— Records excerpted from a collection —
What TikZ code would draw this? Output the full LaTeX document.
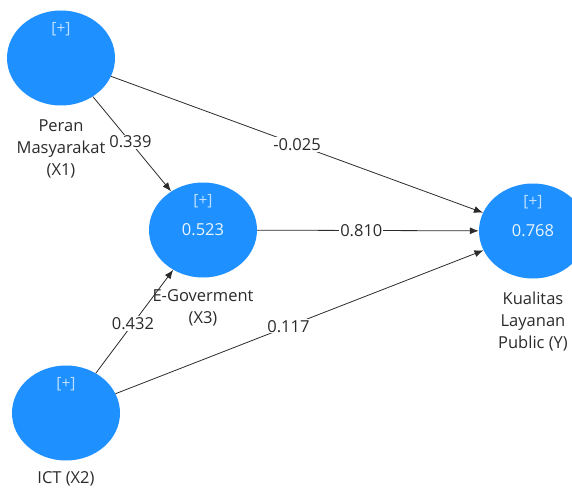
\documentclass[tikz,border=0pt]{standalone}
\usepackage{fontspec}
\setmainfont{Open Sans}
\usepackage{tikz}
\usetikzlibrary{arrows.meta,shapes.geometric,positioning}
\definecolor{plsBlue}{HTML}{1E90FF}
\definecolor{plsInk}{HTML}{2B2B2B}
\definecolor{plsTag}{HTML}{BFE0FF}
\definecolor{plsValue}{HTML}{EAF5FF}
\tikzset{
    pls/construct/.style={
        ellipse, fill=plsBlue, draw=none,
        minimum width=108pt, minimum height=95pt, inner sep=0pt,
        text=plsValue, font=\fontsize{16.5}{20}\selectfont
    },
    pls/tag/.style={
        text=plsTag, font=\fontsize{15.5}{18}\selectfont, inner sep=0pt
    },
    pls/name/.style={
        align=center, text=plsInk, inner sep=2pt,
        font=\fontsize{16.5}{22}\selectfont
    },
    pls/path/.style={
        draw=plsInk, line width=0.8pt,
        -{Latex[length=9pt,width=7pt]}
    },
    pls/coef/.style={
        fill=white, text=plsInk, inner sep=1pt,
        font=\fontsize{16.5}{20}\selectfont
    }
}
\begin{document}
\begin{tikzpicture}[x=1pt,y=-1pt]
    \useasboundingbox (0,0) rectangle (572,489);

    \node[pls/construct] (peran) at (61,58) {};
    \node[pls/construct] (egov) at (203,230) {0.523};
    \node[pls/construct] (ict) at (66,413) {};
    \node[pls/construct] (kualitas) at (533,231) {0.768};

    \node[pls/tag] (perantag) at ([yshift=-19pt]peran.north) {[+]};
    \node[pls/tag] (egovtag) at ([yshift=-19pt]egov.north) {[+]};
    \node[pls/tag] (icttag) at ([yshift=-19pt]ict.north) {[+]};
    \node[pls/tag] (kualitastag) at ([yshift=-19pt]kualitas.north) {[+]};

    \node[pls/name, below=12pt of peran] (peranname)
        {Peran\\Masyarakat\\(X1)};
    \node[pls/name, below=10pt of egov] (egovname)
        {E-Goverment\\(X3)};
    \node[pls/name, below=9pt of ict] (ictname) {ICT (X2)};
    \node[pls/name, below=11pt of kualitas] (kualitasname)
        {Kualitas\\Layanan\\Public (Y)};

    \draw[pls/path] (peran) -- node[pls/coef, pos=0.48] {0.339} (egov);
    \draw[pls/path] (peran) -- node[pls/coef] {-0.025} (kualitas);
    \draw[pls/path] (egov) -- node[pls/coef, pos=0.47] {0.810} (kualitas);
    \draw[pls/path] (ict) -- node[pls/coef, pos=0.48] {0.432} (egov);
    \draw[pls/path] (ict) -- node[pls/coef, pos=0.47] {0.117} (kualitas);
\end{tikzpicture}
\end{document}
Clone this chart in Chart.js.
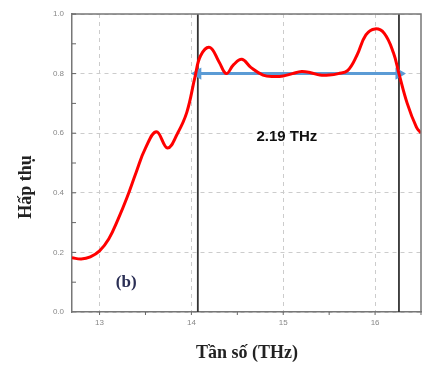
<!DOCTYPE html>
<html>
<head>
<meta charset="utf-8">
<script src="https://cdn.jsdelivr.net/npm/chart.js@4"></script>
<style>
  body { margin: 0; background: #fff; }
  #wrap { width: 423px; height: 369px; }
</style>
</head>
<body>
<div id="wrap"><canvas id="hapThuChart" width="423" height="369"></canvas></div>
<script>
// Tần số (THz) và độ hấp thụ
const tanSo = [12.7, 12.8, 12.9, 13.0, 13.1, 13.2, 13.3, 13.4, 13.5, 13.62, 13.74, 13.85, 13.95, 14.04, 14.1,
  14.2, 14.3, 14.38, 14.46, 14.55, 14.65, 14.78, 14.9, 15.0, 15.1, 15.2, 15.3, 15.4, 15.5, 15.6, 15.7,
  15.8, 15.9, 16.0, 16.1, 16.2, 16.26, 16.35, 16.45, 16.5];
const hapThu = [0.182, 0.178, 0.185, 0.205, 0.245, 0.31, 0.385, 0.47, 0.55, 0.605, 0.55, 0.60, 0.67, 0.79, 0.86,
  0.888, 0.84, 0.80, 0.83, 0.848, 0.82, 0.795, 0.79, 0.792, 0.80, 0.807, 0.803, 0.795, 0.795, 0.80, 0.81,
  0.86, 0.93, 0.95, 0.935, 0.87, 0.80, 0.70, 0.62, 0.60];

const xTicks = [13, 14, 15, 16];
const yTicks = [0.0, 0.2, 0.4, 0.6, 0.8, 1.0];
const bangThong = [14.07, 16.26];   // hai vạch đứng
const mucBang = 0.8;                 // mũi tên ngang
const nhanBang = '2.19 THz';

const curve = tanSo.map((x, i) => ({ x, y: hapThu[i] }));

// vẽ chữ, khung, vạch chia nhỏ
const extras = {
  id: 'extras',
  afterDraw(chart) {
    const { ctx, chartArea: a, scales: { x, y } } = chart;
    ctx.save();
    // khung trên + phải
    ctx.strokeStyle = '#777';
    ctx.lineWidth = 1.5;
    ctx.beginPath();
    ctx.moveTo(a.left, a.top); ctx.lineTo(a.right, a.top); ctx.lineTo(a.right, a.bottom);
    ctx.stroke();
    // vạch chia
    ctx.lineWidth = 1;
    ctx.strokeStyle = '#666';
    for (let v = 0.1; v < 1.0; v += 0.1) {
      const py = y.getPixelForValue(v);
      ctx.beginPath(); ctx.moveTo(a.left, py); ctx.lineTo(a.left + 4, py); ctx.stroke();
    }
    for (let v = 13; v <= 16.5; v += 0.5) {
      const px = x.getPixelForValue(v);
      ctx.beginPath(); ctx.moveTo(px, a.bottom); ctx.lineTo(px, a.bottom + 3); ctx.stroke();
    }
    // nhãn
    ctx.fillStyle = '#111';
    ctx.font = 'bold 15px "Liberation Sans", Arial, sans-serif';
    ctx.textAlign = 'center';
    ctx.textBaseline = 'middle';
    ctx.fillText(nhanBang, x.getPixelForValue(15.04), y.getPixelForValue(0.587));

    ctx.fillStyle = '#2b2f55';
    ctx.font = 'bold 17px "Liberation Serif", "Times New Roman", serif';
    ctx.fillText('(b)', x.getPixelForValue(13.29), y.getPixelForValue(0.097));

    ctx.fillStyle = '#222';
    ctx.font = 'bold 18px "Liberation Serif", "Times New Roman", serif';
    ctx.fillText('Tần số (THz)', 247, 353);
    ctx.translate(26, 187);
    ctx.rotate(-Math.PI / 2);
    ctx.fillText('Hấp thụ', 0, 0);
    ctx.restore();
  }
};

const ctx = document.getElementById('hapThuChart').getContext('2d');
new Chart(ctx, {
  type: 'line',
  data: {
    datasets: [
      {
        data: curve,
        borderColor: '#ff0000',
        borderWidth: 3,
        pointRadius: 0,
        tension: 0.4,
        order: 1
      },
      {
        data: [{ x: bangThong[0], y: 0 }, { x: bangThong[0], y: 1 }],
        borderColor: '#333',
        borderWidth: 1.8,
        pointRadius: 0,
        order: 3
      },
      {
        data: [{ x: bangThong[1], y: 0 }, { x: bangThong[1], y: 1 }],
        borderColor: '#333',
        borderWidth: 1.8,
        pointRadius: 0,
        order: 3
      },
      {
        data: [{ x: bangThong[0], y: mucBang }, { x: bangThong[1], y: mucBang }],
        borderColor: '#5b9bd5',
        backgroundColor: '#5b9bd5',
        borderWidth: 3,
        pointStyle: 'triangle',
        pointRadius: 4,
        pointRotation: [-90, 90],
        order: 2
      }
    ]
  },
  options: {
    responsive: false,
    animation: false,
    layout: { autoPadding: false, padding: { top: 14, right: 2, left: 0, bottom: 0 } },
    plugins: { legend: { display: false }, tooltip: { enabled: false } },
    scales: {
      x: {
        type: 'linear',
        min: 12.7,
        max: 16.5,
        afterBuildTicks: s => { s.ticks = xTicks.map(v => ({ value: v })); },
        afterFit: s => { s.height = 57; },
        ticks: { color: '#888', font: { size: 8 }, padding: 6 },
        grid: { color: '#ccc', drawTicks: false, tickLength: 0 },
        border: { color: '#777', width: 1.5, dash: [4, 4] }
      },
      y: {
        min: 0,
        max: 1,
        afterBuildTicks: s => { s.ticks = yTicks.map(v => ({ value: v })); },
        afterFit: s => { s.width = 72; },
        ticks: { color: '#888', font: { size: 8 }, padding: 8, callback: v => v.toFixed(1) },
        grid: { color: '#ccc', drawTicks: false, tickLength: 0 },
        border: { color: '#777', width: 1.5, dash: [4, 4] }
      }
    }
  },
  plugins: [extras]
});
</script>
</body>
</html>
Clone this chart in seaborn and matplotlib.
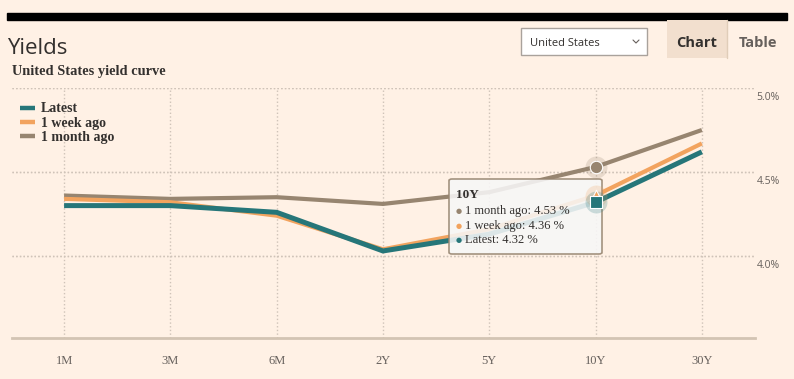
import matplotlib
matplotlib.use('Agg')
import matplotlib.pyplot as plt
import matplotlib.transforms as mtransforms
from matplotlib.patches import Rectangle, FancyBboxPatch
from matplotlib.lines import Line2D
import seaborn as sns
import pandas as pd

MATURITIES = ['1M', '3M', '6M', '2Y', '5Y', '10Y', '30Y']
LATEST = [4.30, 4.30, 4.26, 4.03, 4.13, 4.32, 4.62]
WEEK_AGO = [4.34, 4.32, 4.24, 4.04, 4.16, 4.36, 4.67]
MONTH_AGO = [4.36, 4.34, 4.35, 4.31, 4.38, 4.53, 4.75]
SERIES = ['Latest', '1 week ago', '1 month ago']
YTICKS = [4.0, 4.5, 5.0]
HOVER = '10Y'

BG = '#fff1e5'
COLORS = {'Latest': '#267679', '1 week ago': '#f2a35e', '1 month ago': '#978570'}
TEXT = '#33302e'
GREY = '#66605c'
GRID = '#cfc3b8'
SERIF = 'Liberation Serif'

sns.set_theme(style='white')
plt.rcParams['font.family'] = [SERIF, 'DejaVu Serif']

df = pd.concat([
    pd.DataFrame({'maturity': MATURITIES, 'yield': vals, 'series': name})
    for name, vals in zip(SERIES, [LATEST, WEEK_AGO, MONTH_AGO])
])

fig = plt.figure(figsize=(7.94, 3.79), dpi=100)
fig.patch.set_facecolor(BG)
W, H = 794, 379


def fx(px):
    return px / W


def fy(py):
    return 1 - py / H


ax = fig.add_axes([fx(12), fy(338), fx(755) - fx(12), fy(88) - fy(338)])
ax.set_facecolor(BG)

sns.lineplot(data=df, x='maturity', y='yield', hue='series', hue_order=SERIES[::-1],
             palette=COLORS, sort=False, linewidth=3.0, ax=ax, legend=False, zorder=3,
             solid_capstyle='butt', solid_joinstyle='miter')
ax.lines[-1].set_linewidth(3.6)

ax.set_xlim(-0.49, 6.5)
ax.set_ylim(3.512, 5.0)
ax.set_xlabel('')
ax.set_ylabel('')
ax.set_yticks(YTICKS)
ax.set_yticklabels([])
ax.tick_params(axis='y', length=0)
ax.set_xticks(range(len(MATURITIES)))
ax.set_xticklabels(MATURITIES, fontsize=9, color=GREY)
ax.tick_params(axis='x', length=7, color=GRID, width=1, pad=5, direction='out')
for s in ['top', 'left', 'right']:
    ax.spines[s].set_visible(False)
ax.spines['bottom'].set_color('#d3c4b3')
ax.spines['bottom'].set_linewidth(2)
ax.grid(True, linestyle=':', color=GRID, linewidth=1)
for yv in YTICKS:
    ax.axhline(yv, linestyle=':', color=GRID, linewidth=1, zorder=1)

# y labels at right, below gridline
blend = mtransforms.blended_transform_factory(ax.transAxes, ax.transData)
off = mtransforms.offset_copy(blend, fig=fig, x=0, y=-9, units='dots')
for yv in YTICKS:
    ax.text(1.0336, yv, f'{yv:.1f}%', transform=off, ha='right', va='center',
            fontsize=7.5, color=GREY, family='Open Sans')

# tooltip (inside axes so hover markers sit above it)
ax.add_patch(FancyBboxPatch((fx(449), fy(254)), fx(602) - fx(449), fy(179) - fy(254),
                            boxstyle='round,pad=0,rounding_size=0.004',
                            facecolor='#f7f7f7', edgecolor='#978570', linewidth=1.2,
                            alpha=0.88, transform=fig.transFigure, zorder=6, clip_on=False))
hi = MATURITIES.index(HOVER)
ax.text(fx(456), fy(195), HOVER, ha='left', va='center', fontsize=9.5,
        fontweight='bold', color=TEXT, zorder=7, transform=fig.transFigure)
tip = [('1 month ago', MONTH_AGO, 211), ('1 week ago', WEEK_AGO, 226), ('Latest', LATEST, 240)]
for name, vals, yy in tip:
    ax.text(fx(456), fy(yy), '●', ha='left', va='center', fontsize=5, family='DejaVu Sans',
            color=COLORS[name], zorder=7, transform=fig.transFigure)
    ax.text(fx(465), fy(yy), f'{name}: {vals[hi]:.2f} %', ha='left', va='center',
            fontsize=9, color=TEXT, zorder=7, transform=fig.transFigure)

# hover markers
marks = {'Latest': ('s', LATEST), '1 week ago': ('^', WEEK_AGO), '1 month ago': ('o', MONTH_AGO)}
for name in SERIES[::-1]:
    m, vals = marks[name]
    ax.scatter([hi], [vals[hi]], s=250, marker='o', color=COLORS[name], alpha=0.22,
               linewidths=0, zorder=8)
    ax.scatter([hi], [vals[hi]], s=80, marker=m, color=COLORS[name], edgecolors='white',
               linewidths=0.8, zorder=9)

# legend
leg_y = [108, 122, 136]
for name, yy in zip(SERIES, leg_y):
    fig.add_artist(Line2D([fx(20), fx(35)], [fy(yy), fy(yy)], color=COLORS[name],
                          linewidth=3.2, solid_capstyle='butt'))
    fig.text(fx(41), fy(yy + 1), name, ha='left', va='center', fontsize=10,
             fontweight='bold', color=TEXT)

# header
fig.add_artist(Rectangle((fx(7), fy(20)), fx(787) - fx(7), fy(13) - fy(20), color='black',
                         transform=fig.transFigure))
fig.text(fx(7), fy(49), 'Yields', ha='left', va='center', fontsize=16, color=TEXT,
         family='Open Sans')
fig.text(fx(12), fy(71), 'United States yield curve', ha='left', va='center', fontsize=10.4,
         fontweight='bold', color=TEXT)

# dropdown
fig.add_artist(Rectangle((fx(521), fy(55)), fx(647) - fx(521), fy(28) - fy(55),
                         facecolor='white', edgecolor='#a9a29c', linewidth=1,
                         transform=fig.transFigure))
fig.text(fx(530), fy(44), 'United States', ha='left', va='center', fontsize=8,
         color=TEXT, family='Open Sans')
fig.add_artist(Line2D([fx(633), fx(636), fx(639)], [fy(40), fy(43), fy(40)],
                      color=GREY, linewidth=0.8))

# tabs
fig.add_artist(Rectangle((fx(667), fy(58)), fx(727) - fx(667), fy(20) - fy(58),
                         facecolor='#f2dfce', edgecolor='none', transform=fig.transFigure))
fig.add_artist(Line2D([fx(727), fx(727)], [fy(20), fy(58)], color='#e0cdb9', linewidth=1))
fig.text(fx(697), fy(43), 'Chart', ha='center', va='center', fontsize=10.5,
         fontweight='bold', color=TEXT, family='Open Sans')
fig.text(fx(758), fy(43), 'Table', ha='center', va='center', fontsize=10.5,
         fontweight='bold', color=GREY, family='Open Sans')

fig.savefig('out.png', dpi=100, facecolor=fig.get_facecolor())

— WHAT THIS TASK INVOLVES —
Every line from the one containing "Clone this chart in Chart.js." to the one containing "const curve = tanSo.map((x, i)" should be output exactly, both ends included. Nothing else goes in, and no pictures either.

— FINAL RESULT —
Clone this chart in Chart.js.
<!DOCTYPE html>
<html>
<head>
<meta charset="utf-8">
<script src="https://cdn.jsdelivr.net/npm/chart.js@4"></script>
<style>
  body { margin: 0; background: #fff; }
  #wrap { width: 423px; height: 369px; }
</style>
</head>
<body>
<div id="wrap"><canvas id="hapThuChart" width="423" height="369"></canvas></div>
<script>
// Tần số (THz) và độ hấp thụ
const tanSo = [12.7, 12.8, 12.9, 13.0, 13.1, 13.2, 13.3, 13.4, 13.5, 13.62, 13.74, 13.85, 13.95, 14.04, 14.1,
  14.2, 14.3, 14.38, 14.46, 14.55, 14.65, 14.78, 14.9, 15.0, 15.1, 15.2, 15.3, 15.4, 15.5, 15.6, 15.7,
  15.8, 15.9, 16.0, 16.1, 16.2, 16.26, 16.35, 16.45, 16.5];
const hapThu = [0.182, 0.178, 0.185, 0.205, 0.245, 0.31, 0.385, 0.47, 0.55, 0.605, 0.55, 0.60, 0.67, 0.79, 0.86,
  0.888, 0.84, 0.80, 0.83, 0.848, 0.82, 0.795, 0.79, 0.792, 0.80, 0.807, 0.803, 0.795, 0.795, 0.80, 0.81,
  0.86, 0.93, 0.95, 0.935, 0.87, 0.80, 0.70, 0.62, 0.60];

const xTicks = [13, 14, 15, 16];
const yTicks = [0.0, 0.2, 0.4, 0.6, 0.8, 1.0];
const bangThong = [14.07, 16.26];   // hai vạch đứng
const mucBang = 0.8;                 // mũi tên ngang
const nhanBang = '2.19 THz';

const curve = tanSo.map((x, i) => ({ x, y: hapThu[i] }));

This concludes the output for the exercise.